What is required: Extract the lines of the material below, beginning with the first and ending with the line that holds "volt_end_V = 3.148". Skip every picture.

%%

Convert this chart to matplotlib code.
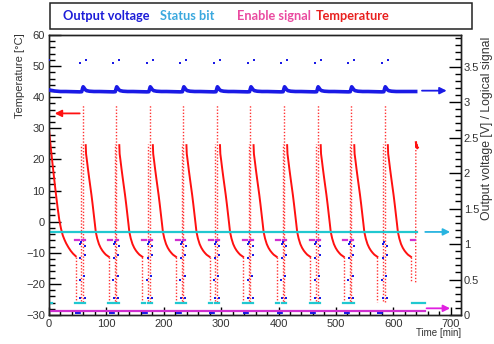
import matplotlib
matplotlib.use('Agg')
import matplotlib.pyplot as plt
from matplotlib.patches import Rectangle
from matplotlib.ticker import MultipleLocator, FuncFormatter

# ---------------- data ----------------
# heater spike times [min]
spike_times = [58.5, 117.0, 175.5, 234.0, 292.5, 351.0, 409.5, 468.0, 526.5, 585.0]

# first cooling curve, starting at t = 0
first_decay_t = [0, 3, 6, 9, 12, 15, 18, 21, 24, 27, 30, 34, 38, 42, 46.6]
first_decay_T = [29.5, 24.0, 18.8, 13.8, 9.0, 4.5, 0.5, -2.3, -4.4, -5.8, -7.0, -8.3, -9.4, -10.3, -11.1]

# cooling curve after each spike (time relative to the spike)
decay_dt = [5.5, 6.1, 7.5, 9.5, 11.5, 13.5, 15.5, 17.5, 19.5, 21.5, 23.0, 25.5,
            28.5, 31.5, 34.5, 37.5, 40.5, 43.5, 45.8]
decay_T = [24.6, 21.8, 19.8, 16.8, 14.0, 11.3, 8.6, 5.6, 2.4, -0.8, -3.3, -5.4,
           -7.2, -8.4, -9.3, -10.0, -10.6, -11.0, -11.3]

# fast transitions (dotted columns)
drop_T = [-11.3, -25.8]          # at end of each cooling
pre_col_dt = -2.5
pre_col_T = [-25.5, 25.0]
spike_col_T = [-25.8, 37.5]

# final part of the run
final_drop_t = [631.5, 631.5]
final_drop_T = [-11.3, -19.5]
final_rise_t = [639.0, 639.3]
final_rise_T = [-19.5, 25.5]
final_tail_t = [639.5, 640.3, 641.0, 641.8, 642.5]
final_tail_T = [25.5, 24.0, 24.6, 23.6, 23.8]

# output voltage [V] (main trace), one period around each spike
volt_dt = [-29.0, -15.0, -5.0, -1.5, 0.0, 1.0, 2.5, 4.5, 7.0, 12.0, 20.0]
volt_V = [3.148, 3.145, 3.143, 3.145, 3.19, 3.215, 3.20, 3.175, 3.16, 3.152, 3.148]
volt_start_t = [0, 10, 20]
volt_start_V = [3.17, 3.155, 3.148]
volt_end_t = 639.0
volt_end_V = 3.148

# sparse output-voltage samples around each spike
vtop_dt = [-5.0, 5.5]
vtop_V = [3.55, 3.59]
vlow_dt = [-3.8, 4.3, 3.8, -3.8, 2.6, -5.0, -3.8, 3.8, -2.0]
vlow_V = [1.00, 0.97, 0.845, 0.80, 0.55, 0.49, 0.235, 0.235, 1.03]
vbot_dt = [-13.0, 0.5]
vbot_V = 0.025

# status bit [V]
status_high = 1.17
status_end = 641.0
status_low = 0.17
status_low_dt = [(-13.5, -8.0), (-3.7, 4.3)]
status_low_final = (632.0, 655.6)

# enable signal [V]
enable_low = 0.06
enable_end = 655.6
enable_high = 1.06
enable_high_dt = [(-13.5, -6.5), (-1.0, 3.8)]
enable_high_final = (631.0, 638.0)

# ---------------- style ----------------
RED = '#ff1010'
BLUE = '#1a1ae6'
CYAN = '#20c8d0'
MAG = '#d030d0'
TXT = '#333333'
FONT = 'Liberation Sans'

fig = plt.figure(figsize=(4.94, 3.44), dpi=100)
L, R, T, B = 49, 461, 35, 315
ax = fig.add_axes([L/494, 1 - B/344, (R - L)/494, (B - T)/344])
ax2 = ax.twinx()

ax.set_xlim(0, 718)
ax.set_ylim(-30, 60)
ax2.set_ylim(0, 3.944)

dot_ls = (0, (1, 1.3))

# temperature
ax.plot(first_decay_t, first_decay_T, color=RED, lw=1.4, zorder=3)
ax.plot([first_decay_t[-1]] * 2, drop_T, color=RED, lw=1.0, ls=dot_ls, alpha=0.85, zorder=3)
for i, t0 in enumerate(spike_times):
    ax.plot([t0 + pre_col_dt] * 2, pre_col_T, color=RED, lw=1.0, ls=dot_ls, alpha=0.85, zorder=3)
    ax.plot([t0, t0], spike_col_T, color=RED, lw=1.0, ls=dot_ls, alpha=0.85, zorder=3)
    ax.plot([t0 + d for d in decay_dt], decay_T, color=RED, lw=1.4, zorder=3)
    if i < len(spike_times) - 1:
        te = t0 + decay_dt[-1]
        ax.plot([te, te], drop_T, color=RED, lw=1.0, ls=dot_ls, alpha=0.85, zorder=3)
ax.plot(final_drop_t, final_drop_T, color=RED, lw=1.0, ls=dot_ls, alpha=0.85, zorder=3)
ax.plot(final_rise_t, final_rise_T, color=RED, lw=1.0, ls=dot_ls, alpha=0.85, zorder=3)
ax.plot(final_tail_t, final_tail_T, color=RED, lw=1.6, zorder=3)

# output voltage main trace
vt = list(volt_start_t)
vv = list(volt_start_V)
for t0 in spike_times:
    for d, v in zip(volt_dt, volt_V):
        vt.append(t0 + d)
        vv.append(v)
vt.append(volt_end_t)
vv.append(volt_end_V)
ax2.plot(vt, vv, color=BLUE, lw=2.6, zorder=4)

# sparse voltage dots
tops_t, tops_v, lows_t, lows_v = [0.3], [3.59], [], []
for t0 in spike_times:
    tops_t += [t0 + d for d in vtop_dt]
    tops_v += vtop_V
    lows_t += [t0 + d for d in vlow_dt]
    lows_v += vlow_V
    ax2.plot([t0 + vbot_dt[0], t0 + vbot_dt[1]], [vbot_V] * 2, color=BLUE, lw=1.4,
             ls=(0, (3, 2)), zorder=4)
ax2.plot(tops_t, tops_v, 's', color=BLUE, ms=1.6, mew=0, zorder=4)
ax2.plot(lows_t, lows_v, 's', color=BLUE, ms=1.8, mew=0, zorder=4)

# status bit
ax2.plot([0, status_end], [status_high] * 2, color=CYAN, lw=1.6, zorder=2)
ax2.plot([0, 5], [status_low] * 2, color=CYAN, lw=1.6, zorder=2)
for t0 in spike_times[:-1]:
    for a, b in status_low_dt:
        ax2.plot([t0 + a, t0 + b], [status_low] * 2, color=CYAN, lw=1.6, zorder=2)
ax2.plot(list(status_low_final), [status_low] * 2, color=CYAN, lw=1.6, zorder=2)

# enable signal
ax2.plot([0, enable_end], [enable_low] * 2, color=MAG, lw=1.6, zorder=2)
for t0 in spike_times[:-1]:
    for a, b in enable_high_dt:
        ax2.plot([t0 + a, t0 + b], [enable_high] * 2, color=MAG, lw=1.6, zorder=2)
ax2.plot(list(enable_high_final), [enable_high] * 2, color=MAG, lw=1.6, zorder=2)

# arrows
def arrow(axis, x0, x1, y, color):
    axis.annotate('', xy=(x1, y), xytext=(x0, y),
                  arrowprops=dict(arrowstyle='-|>', color=color, lw=1.3,
                                  mutation_scale=10, shrinkA=0, shrinkB=0),
                  annotation_clip=False, zorder=6)

arrow(ax, 53.5, 10, 34.8, RED)
arrow(ax2, 650, 693, 3.16, BLUE)
arrow(ax2, 655.7, 699, 1.17, '#28b4e0')
arrow(ax2, 658, 699, 0.094, '#e020e0')

# axes styling
for a in (ax, ax2):
    for s in a.spines.values():
        s.set_color('#222222')
        s.set_linewidth(1.0)

ax.xaxis.set_major_locator(MultipleLocator(100))
ax.xaxis.set_minor_locator(MultipleLocator(20))
ax.yaxis.set_major_locator(MultipleLocator(10))
ax.yaxis.set_minor_locator(MultipleLocator(2))
ax2.yaxis.set_major_locator(MultipleLocator(0.5))
ax2.yaxis.set_minor_locator(MultipleLocator(0.1))
ax2.yaxis.set_major_formatter(FuncFormatter(lambda v, p: f'{v:g}'))

ax.tick_params(axis='x', which='major', direction='in', length=5.8, width=1.0,
               pad=3, labelsize=8, labelcolor=TXT, top=False)
ax.tick_params(axis='x', which='minor', direction='in', length=3.0, width=1.0, top=False)
ax.tick_params(axis='y', which='major', direction='in', length=8.6, width=1.0,
               pad=3, labelsize=8, labelcolor=TXT, right=False)
ax.tick_params(axis='y', which='minor', direction='in', length=4.0, width=1.0, right=False)
ax2.tick_params(axis='y', which='major', direction='in', length=8.6, width=1.0,
                pad=2, labelsize=8, labelcolor=TXT, left=False)
ax2.tick_params(axis='y', which='minor', direction='in', length=4.0, width=1.0, left=False)
for lab in ax.get_xticklabels() + ax.get_yticklabels() + ax2.get_yticklabels():
    lab.set_fontfamily(FONT)

# axis titles
fig.text(20/494, 1 - 33/344, 'Temperature [°C]', rotation=90, ha='center', va='top',
         fontsize=8, color=TXT, family=FONT)
fig.text(480.5/494, 1 - 37/344, 'Output voltage [V] / Logical signal', rotation=90,
         ha='left', va='top', fontsize=8.8, color=TXT, family=FONT)
fig.text(461/494, 1 - 333/344, 'Time [min]', ha='right', va='center',
         fontsize=7, color=TXT, family=FONT)

# legend box
fig.patches.append(Rectangle((50/494, 1 - 29/344), 422/494, 26/344,
                             transform=fig.transFigure, facecolor='white',
                             edgecolor='#222222', lw=1.1))
ly = 1 - 16.5/344
for x, s, c in [(63, 'Output voltage', '#1c1cd8'), (160, 'Status bit', '#3aa8de'),
                (237, 'Enable signal', '#ea4aa0'), (316, 'Temperature', '#e8201e')]:
    fig.text(x/494, ly, s, ha='left', va='center', fontsize=9.2, fontweight='bold',
             color=c, family=['Lato', 'DejaVu Sans'])

fig.savefig('out.png', dpi=100)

%%

Output below:
Convert this chart to matplotlib code.
import matplotlib
matplotlib.use('Agg')
import matplotlib.pyplot as plt
from matplotlib.patches import Rectangle
from matplotlib.ticker import MultipleLocator, FuncFormatter

# ---------------- data ----------------
# heater spike times [min]
spike_times = [58.5, 117.0, 175.5, 234.0, 292.5, 351.0, 409.5, 468.0, 526.5, 585.0]

# first cooling curve, starting at t = 0
first_decay_t = [0, 3, 6, 9, 12, 15, 18, 21, 24, 27, 30, 34, 38, 42, 46.6]
first_decay_T = [29.5, 24.0, 18.8, 13.8, 9.0, 4.5, 0.5, -2.3, -4.4, -5.8, -7.0, -8.3, -9.4, -10.3, -11.1]

# cooling curve after each spike (time relative to the spike)
decay_dt = [5.5, 6.1, 7.5, 9.5, 11.5, 13.5, 15.5, 17.5, 19.5, 21.5, 23.0, 25.5,
            28.5, 31.5, 34.5, 37.5, 40.5, 43.5, 45.8]
decay_T = [24.6, 21.8, 19.8, 16.8, 14.0, 11.3, 8.6, 5.6, 2.4, -0.8, -3.3, -5.4,
           -7.2, -8.4, -9.3, -10.0, -10.6, -11.0, -11.3]

# fast transitions (dotted columns)
drop_T = [-11.3, -25.8]          # at end of each cooling
pre_col_dt = -2.5
pre_col_T = [-25.5, 25.0]
spike_col_T = [-25.8, 37.5]

# final part of the run
final_drop_t = [631.5, 631.5]
final_drop_T = [-11.3, -19.5]
final_rise_t = [639.0, 639.3]
final_rise_T = [-19.5, 25.5]
final_tail_t = [639.5, 640.3, 641.0, 641.8, 642.5]
final_tail_T = [25.5, 24.0, 24.6, 23.6, 23.8]

# output voltage [V] (main trace), one period around each spike
volt_dt = [-29.0, -15.0, -5.0, -1.5, 0.0, 1.0, 2.5, 4.5, 7.0, 12.0, 20.0]
volt_V = [3.148, 3.145, 3.143, 3.145, 3.19, 3.215, 3.20, 3.175, 3.16, 3.152, 3.148]
volt_start_t = [0, 10, 20]
volt_start_V = [3.17, 3.155, 3.148]
volt_end_t = 639.0
volt_end_V = 3.148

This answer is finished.